» GIVEN TASK
Reproduce word for word the lines from the beginning of the entries to the line with "const myChart = echarts.init(document.getElementById('chart'))", both included, but none of the pictures.

» DATASET RECORDS

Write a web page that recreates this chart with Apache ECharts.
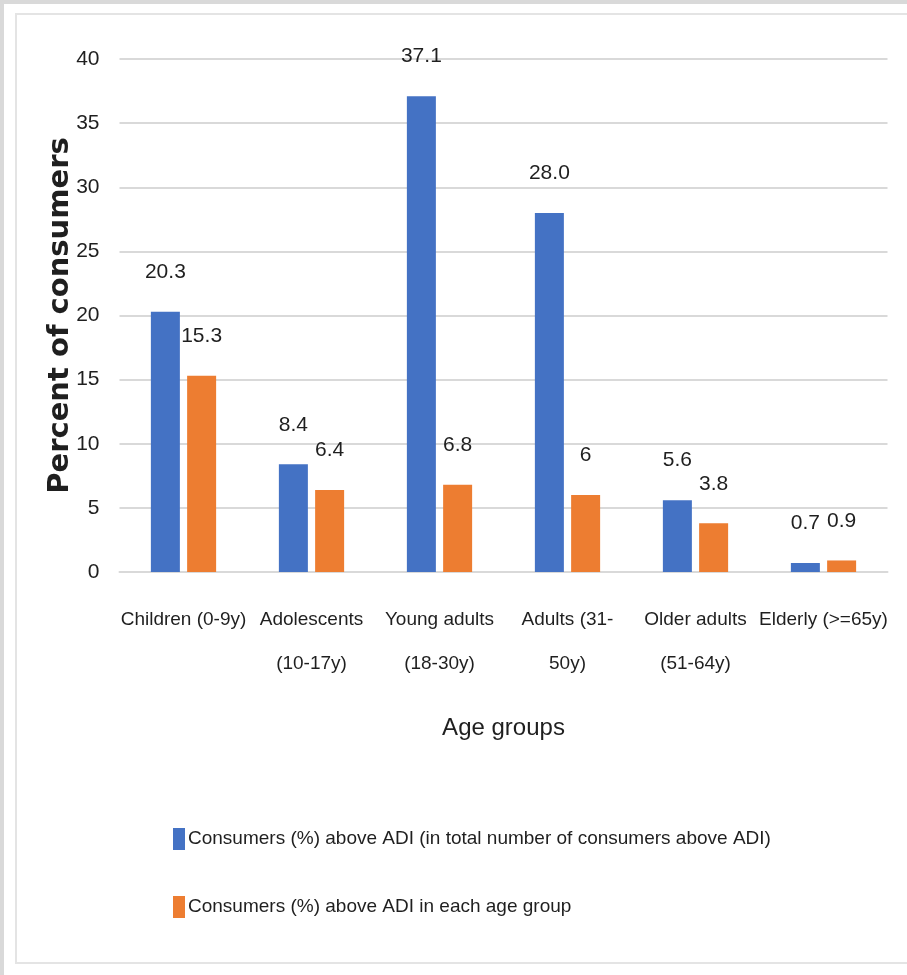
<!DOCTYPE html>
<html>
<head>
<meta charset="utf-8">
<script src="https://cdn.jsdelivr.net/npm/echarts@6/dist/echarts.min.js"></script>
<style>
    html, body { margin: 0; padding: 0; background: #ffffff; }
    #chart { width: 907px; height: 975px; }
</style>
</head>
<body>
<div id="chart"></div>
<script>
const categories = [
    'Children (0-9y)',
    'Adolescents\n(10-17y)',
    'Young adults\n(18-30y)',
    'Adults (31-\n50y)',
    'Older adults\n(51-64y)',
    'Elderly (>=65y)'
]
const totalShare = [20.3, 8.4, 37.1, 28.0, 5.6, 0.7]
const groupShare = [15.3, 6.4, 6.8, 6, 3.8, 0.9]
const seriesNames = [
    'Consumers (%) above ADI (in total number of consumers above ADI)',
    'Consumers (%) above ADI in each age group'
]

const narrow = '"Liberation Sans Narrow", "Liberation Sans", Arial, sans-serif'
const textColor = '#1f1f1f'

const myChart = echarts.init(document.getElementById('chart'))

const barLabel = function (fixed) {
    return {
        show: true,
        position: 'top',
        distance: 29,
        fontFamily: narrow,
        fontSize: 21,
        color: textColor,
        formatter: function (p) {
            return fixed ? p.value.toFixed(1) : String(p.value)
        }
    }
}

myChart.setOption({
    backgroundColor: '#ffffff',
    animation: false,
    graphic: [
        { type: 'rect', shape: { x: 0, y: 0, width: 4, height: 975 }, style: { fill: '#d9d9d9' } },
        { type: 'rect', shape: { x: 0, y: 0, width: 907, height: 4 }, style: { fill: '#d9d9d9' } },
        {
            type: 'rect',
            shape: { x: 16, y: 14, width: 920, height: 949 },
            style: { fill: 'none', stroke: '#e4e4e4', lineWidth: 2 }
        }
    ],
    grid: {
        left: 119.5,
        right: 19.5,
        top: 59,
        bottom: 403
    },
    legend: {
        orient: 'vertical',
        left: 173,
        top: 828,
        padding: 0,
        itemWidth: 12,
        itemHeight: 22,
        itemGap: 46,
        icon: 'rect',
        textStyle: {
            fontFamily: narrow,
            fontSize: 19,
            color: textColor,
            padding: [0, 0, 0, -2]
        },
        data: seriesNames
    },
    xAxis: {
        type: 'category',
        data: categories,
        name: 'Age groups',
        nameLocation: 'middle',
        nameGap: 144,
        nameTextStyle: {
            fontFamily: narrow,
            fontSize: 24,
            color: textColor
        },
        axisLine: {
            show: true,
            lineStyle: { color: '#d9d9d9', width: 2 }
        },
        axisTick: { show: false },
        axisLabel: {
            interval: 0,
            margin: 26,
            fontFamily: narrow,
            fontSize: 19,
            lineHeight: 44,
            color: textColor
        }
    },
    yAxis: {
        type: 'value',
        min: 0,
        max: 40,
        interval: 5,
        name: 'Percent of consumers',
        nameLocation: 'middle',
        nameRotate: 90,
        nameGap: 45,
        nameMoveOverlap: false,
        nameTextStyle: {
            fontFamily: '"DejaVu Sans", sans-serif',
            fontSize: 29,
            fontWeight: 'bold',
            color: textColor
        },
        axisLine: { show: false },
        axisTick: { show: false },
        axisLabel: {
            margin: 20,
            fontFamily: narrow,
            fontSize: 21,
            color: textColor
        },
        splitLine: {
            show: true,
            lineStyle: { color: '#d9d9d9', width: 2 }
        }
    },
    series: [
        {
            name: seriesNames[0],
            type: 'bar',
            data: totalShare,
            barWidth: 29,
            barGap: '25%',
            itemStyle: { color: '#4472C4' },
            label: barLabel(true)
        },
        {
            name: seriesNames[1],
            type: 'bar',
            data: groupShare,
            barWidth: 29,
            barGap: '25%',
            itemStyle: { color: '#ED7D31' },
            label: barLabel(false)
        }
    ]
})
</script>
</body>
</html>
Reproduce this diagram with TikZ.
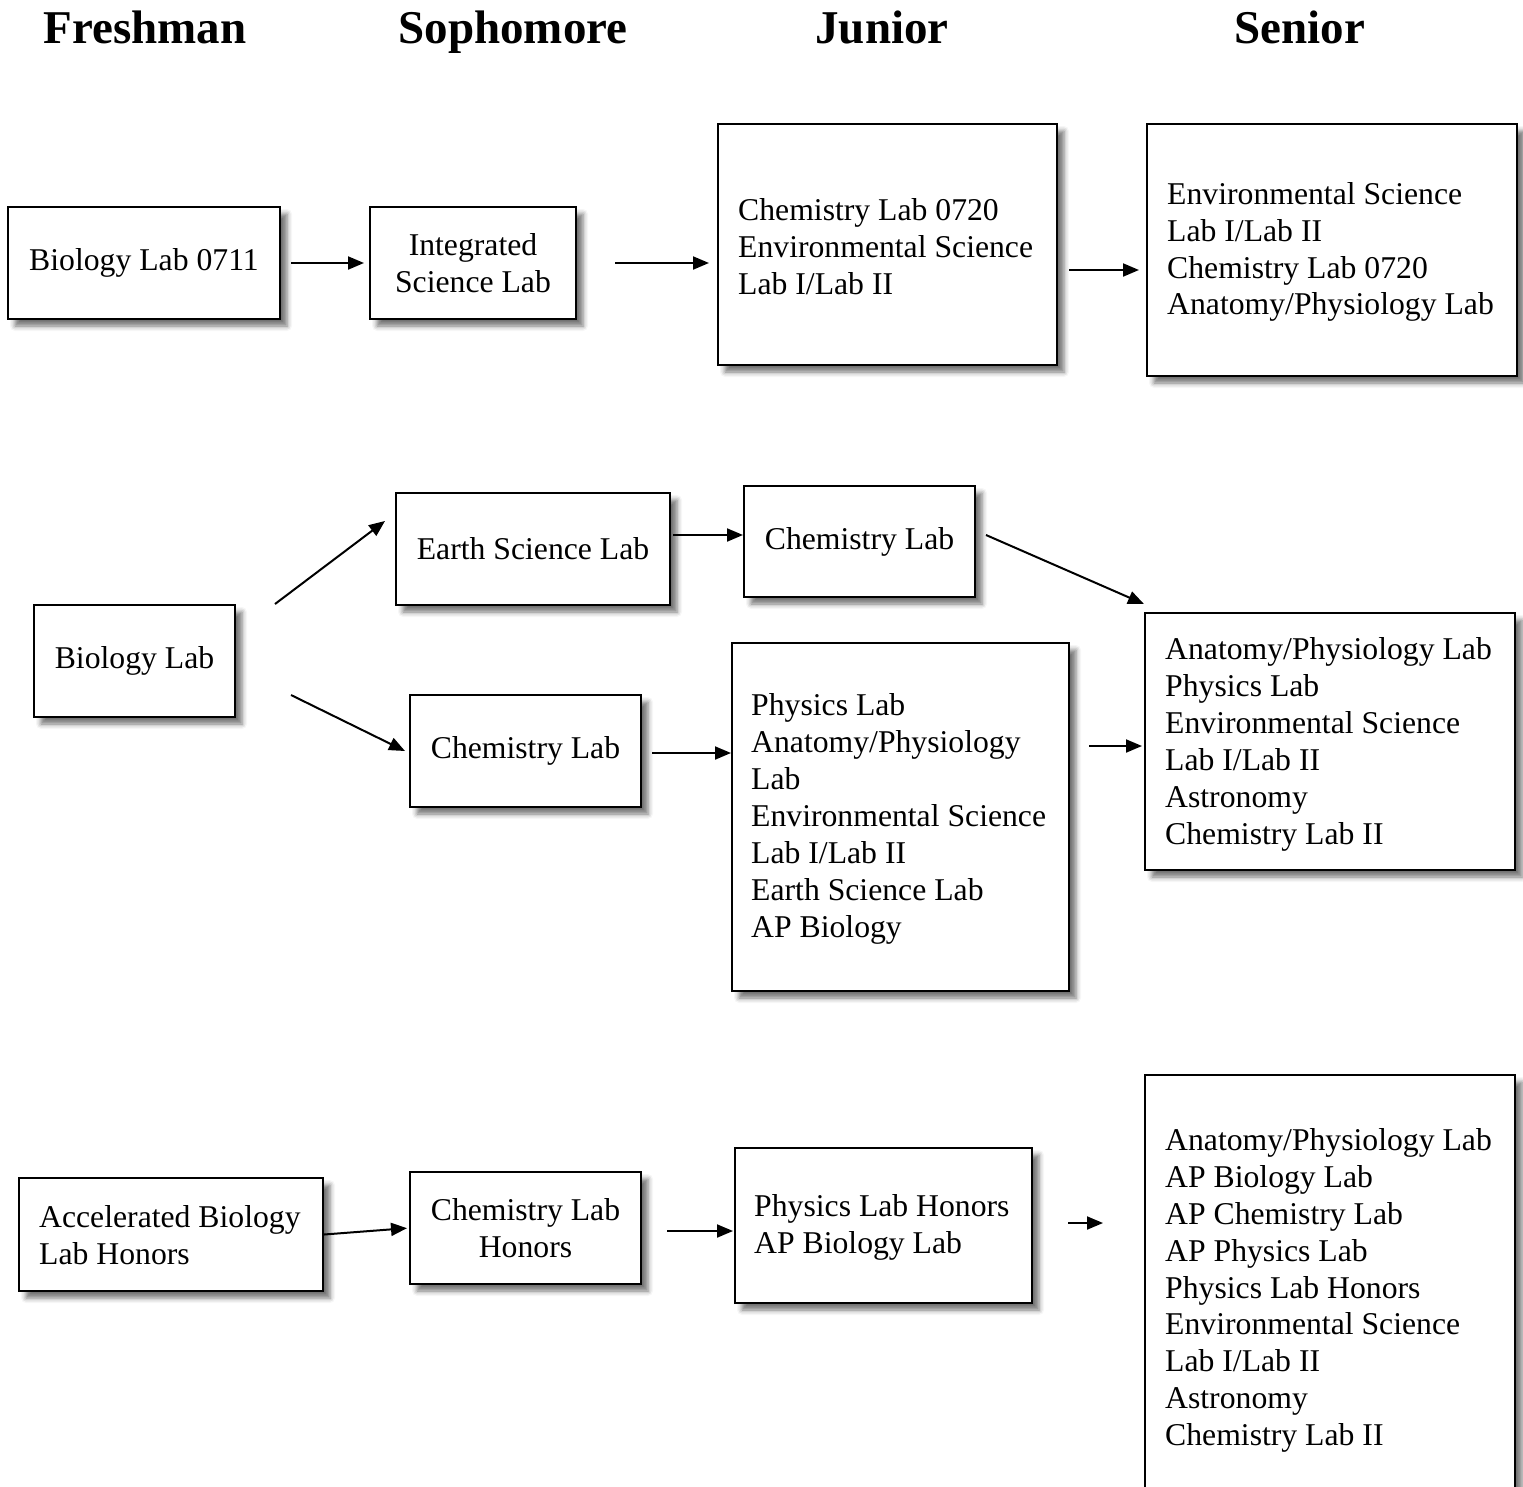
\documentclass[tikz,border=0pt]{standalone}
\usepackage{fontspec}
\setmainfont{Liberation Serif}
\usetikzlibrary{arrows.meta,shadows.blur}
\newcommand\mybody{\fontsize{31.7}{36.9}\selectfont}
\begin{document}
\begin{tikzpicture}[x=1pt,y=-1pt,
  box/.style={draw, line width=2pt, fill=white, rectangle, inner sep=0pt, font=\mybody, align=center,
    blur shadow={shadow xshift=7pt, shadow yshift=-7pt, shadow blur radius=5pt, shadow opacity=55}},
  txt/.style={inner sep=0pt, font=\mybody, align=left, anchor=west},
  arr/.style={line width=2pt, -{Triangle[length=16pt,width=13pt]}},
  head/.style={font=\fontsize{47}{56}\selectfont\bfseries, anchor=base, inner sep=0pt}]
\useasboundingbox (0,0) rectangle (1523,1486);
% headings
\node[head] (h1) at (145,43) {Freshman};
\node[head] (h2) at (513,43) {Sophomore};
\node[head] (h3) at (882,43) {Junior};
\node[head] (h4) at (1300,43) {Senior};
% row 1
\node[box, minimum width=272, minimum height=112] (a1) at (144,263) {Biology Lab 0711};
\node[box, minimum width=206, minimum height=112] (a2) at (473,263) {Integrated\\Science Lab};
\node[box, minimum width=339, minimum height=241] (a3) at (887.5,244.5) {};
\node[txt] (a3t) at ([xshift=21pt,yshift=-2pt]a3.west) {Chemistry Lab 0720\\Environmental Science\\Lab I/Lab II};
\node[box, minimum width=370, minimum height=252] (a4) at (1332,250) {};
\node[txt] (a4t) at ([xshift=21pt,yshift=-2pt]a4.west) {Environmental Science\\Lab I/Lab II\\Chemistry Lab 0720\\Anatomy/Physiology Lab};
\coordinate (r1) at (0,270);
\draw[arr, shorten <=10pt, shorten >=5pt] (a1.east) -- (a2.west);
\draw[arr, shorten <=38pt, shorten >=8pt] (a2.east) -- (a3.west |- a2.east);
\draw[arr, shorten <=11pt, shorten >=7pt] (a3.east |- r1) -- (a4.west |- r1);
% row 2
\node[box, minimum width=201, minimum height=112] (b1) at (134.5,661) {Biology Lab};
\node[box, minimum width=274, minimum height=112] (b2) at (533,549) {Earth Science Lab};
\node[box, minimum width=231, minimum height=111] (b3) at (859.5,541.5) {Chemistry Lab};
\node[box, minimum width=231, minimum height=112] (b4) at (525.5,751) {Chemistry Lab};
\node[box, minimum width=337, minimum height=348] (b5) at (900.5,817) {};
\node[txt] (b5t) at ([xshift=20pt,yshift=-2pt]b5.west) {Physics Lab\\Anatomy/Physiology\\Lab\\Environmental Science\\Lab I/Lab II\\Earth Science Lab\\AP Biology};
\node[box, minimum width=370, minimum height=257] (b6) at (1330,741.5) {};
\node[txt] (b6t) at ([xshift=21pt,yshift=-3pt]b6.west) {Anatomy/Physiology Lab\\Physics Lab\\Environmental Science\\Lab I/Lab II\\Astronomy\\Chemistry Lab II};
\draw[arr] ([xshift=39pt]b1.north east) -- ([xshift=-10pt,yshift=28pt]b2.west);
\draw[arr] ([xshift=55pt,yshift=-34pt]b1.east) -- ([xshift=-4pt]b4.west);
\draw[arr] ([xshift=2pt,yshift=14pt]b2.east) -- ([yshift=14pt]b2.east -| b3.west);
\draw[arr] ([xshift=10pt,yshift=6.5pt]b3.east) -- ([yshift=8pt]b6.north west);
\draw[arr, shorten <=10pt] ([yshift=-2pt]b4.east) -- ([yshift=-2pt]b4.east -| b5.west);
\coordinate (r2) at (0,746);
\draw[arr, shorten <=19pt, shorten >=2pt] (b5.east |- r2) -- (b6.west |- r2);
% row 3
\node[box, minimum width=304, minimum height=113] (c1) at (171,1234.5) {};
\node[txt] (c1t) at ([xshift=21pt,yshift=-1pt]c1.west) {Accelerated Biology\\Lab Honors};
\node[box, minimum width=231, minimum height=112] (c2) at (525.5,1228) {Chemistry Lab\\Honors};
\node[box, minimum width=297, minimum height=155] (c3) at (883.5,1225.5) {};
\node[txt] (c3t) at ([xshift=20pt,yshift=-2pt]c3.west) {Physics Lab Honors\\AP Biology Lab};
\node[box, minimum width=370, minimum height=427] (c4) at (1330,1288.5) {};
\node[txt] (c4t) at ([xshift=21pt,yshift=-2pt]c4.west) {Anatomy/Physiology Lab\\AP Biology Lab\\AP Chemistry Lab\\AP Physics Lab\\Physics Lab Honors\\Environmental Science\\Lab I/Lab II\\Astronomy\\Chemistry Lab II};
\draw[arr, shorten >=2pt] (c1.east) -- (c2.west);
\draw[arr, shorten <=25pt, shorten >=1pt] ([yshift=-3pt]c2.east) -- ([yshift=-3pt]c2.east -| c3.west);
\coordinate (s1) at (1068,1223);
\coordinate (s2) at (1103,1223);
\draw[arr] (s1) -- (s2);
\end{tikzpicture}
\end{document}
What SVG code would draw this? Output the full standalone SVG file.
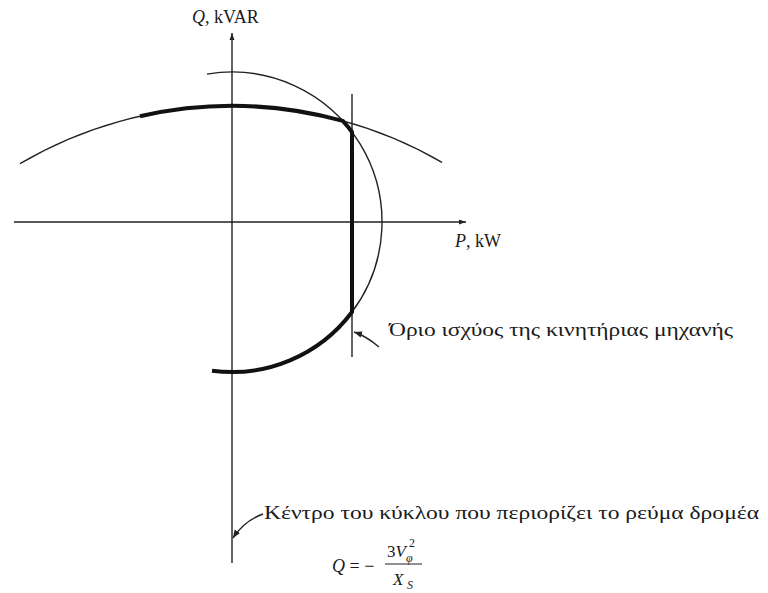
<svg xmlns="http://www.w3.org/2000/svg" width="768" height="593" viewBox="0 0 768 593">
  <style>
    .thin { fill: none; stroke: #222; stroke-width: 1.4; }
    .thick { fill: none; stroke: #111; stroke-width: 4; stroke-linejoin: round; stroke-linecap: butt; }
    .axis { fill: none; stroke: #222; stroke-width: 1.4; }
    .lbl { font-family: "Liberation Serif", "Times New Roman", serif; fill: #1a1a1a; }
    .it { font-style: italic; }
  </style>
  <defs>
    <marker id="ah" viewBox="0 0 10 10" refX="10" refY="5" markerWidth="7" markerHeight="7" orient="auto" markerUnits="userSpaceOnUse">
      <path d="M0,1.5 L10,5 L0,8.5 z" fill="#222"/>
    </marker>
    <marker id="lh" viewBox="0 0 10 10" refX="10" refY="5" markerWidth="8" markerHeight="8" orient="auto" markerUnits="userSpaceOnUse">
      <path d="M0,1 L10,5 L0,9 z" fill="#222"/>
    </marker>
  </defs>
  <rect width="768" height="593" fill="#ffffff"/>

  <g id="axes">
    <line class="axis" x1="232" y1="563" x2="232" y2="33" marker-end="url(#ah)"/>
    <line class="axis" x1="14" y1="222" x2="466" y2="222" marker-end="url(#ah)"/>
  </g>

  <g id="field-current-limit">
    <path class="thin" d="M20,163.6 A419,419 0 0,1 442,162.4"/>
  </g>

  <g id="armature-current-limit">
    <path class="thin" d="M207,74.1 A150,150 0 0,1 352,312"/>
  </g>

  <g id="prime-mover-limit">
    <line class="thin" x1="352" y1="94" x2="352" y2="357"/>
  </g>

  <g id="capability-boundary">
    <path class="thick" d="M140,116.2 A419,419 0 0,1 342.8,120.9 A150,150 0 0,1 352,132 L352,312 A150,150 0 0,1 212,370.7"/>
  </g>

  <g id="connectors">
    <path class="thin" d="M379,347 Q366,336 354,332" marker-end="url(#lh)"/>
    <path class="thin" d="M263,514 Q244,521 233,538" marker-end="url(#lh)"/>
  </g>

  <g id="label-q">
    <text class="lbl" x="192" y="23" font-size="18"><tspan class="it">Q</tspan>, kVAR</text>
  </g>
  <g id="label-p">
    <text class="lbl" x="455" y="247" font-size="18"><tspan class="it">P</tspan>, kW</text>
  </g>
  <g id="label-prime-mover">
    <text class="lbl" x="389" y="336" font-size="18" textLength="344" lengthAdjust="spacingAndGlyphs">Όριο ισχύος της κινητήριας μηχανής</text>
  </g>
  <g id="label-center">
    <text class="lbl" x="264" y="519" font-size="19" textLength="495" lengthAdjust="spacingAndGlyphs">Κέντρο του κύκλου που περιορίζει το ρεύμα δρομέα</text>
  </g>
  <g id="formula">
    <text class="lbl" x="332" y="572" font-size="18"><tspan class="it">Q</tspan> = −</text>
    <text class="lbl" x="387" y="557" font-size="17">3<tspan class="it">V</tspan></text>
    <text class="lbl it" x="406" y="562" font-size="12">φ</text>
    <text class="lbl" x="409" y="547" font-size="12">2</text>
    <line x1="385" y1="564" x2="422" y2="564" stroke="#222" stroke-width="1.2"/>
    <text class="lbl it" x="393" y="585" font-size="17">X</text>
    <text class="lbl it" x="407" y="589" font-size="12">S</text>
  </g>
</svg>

» SOLUTION TO THIS TASK
Write a web page that recreates this chart with Apache ECharts.
<!DOCTYPE html>
<html>
<head>
<meta charset="utf-8">
<script src="https://cdn.jsdelivr.net/npm/echarts@6/dist/echarts.min.js"></script>
<style>
    html, body { margin: 0; padding: 0; background: #ffffff; }
    #chart { width: 907px; height: 975px; }
</style>
</head>
<body>
<div id="chart"></div>
<script>
const categories = [
    'Children (0-9y)',
    'Adolescents\n(10-17y)',
    'Young adults\n(18-30y)',
    'Adults (31-\n50y)',
    'Older adults\n(51-64y)',
    'Elderly (>=65y)'
]
const totalShare = [20.3, 8.4, 37.1, 28.0, 5.6, 0.7]
const groupShare = [15.3, 6.4, 6.8, 6, 3.8, 0.9]
const seriesNames = [
    'Consumers (%) above ADI (in total number of consumers above ADI)',
    'Consumers (%) above ADI in each age group'
]

const narrow = '"Liberation Sans Narrow", "Liberation Sans", Arial, sans-serif'
const textColor = '#1f1f1f'

const myChart = echarts.init(document.getElementById('chart'))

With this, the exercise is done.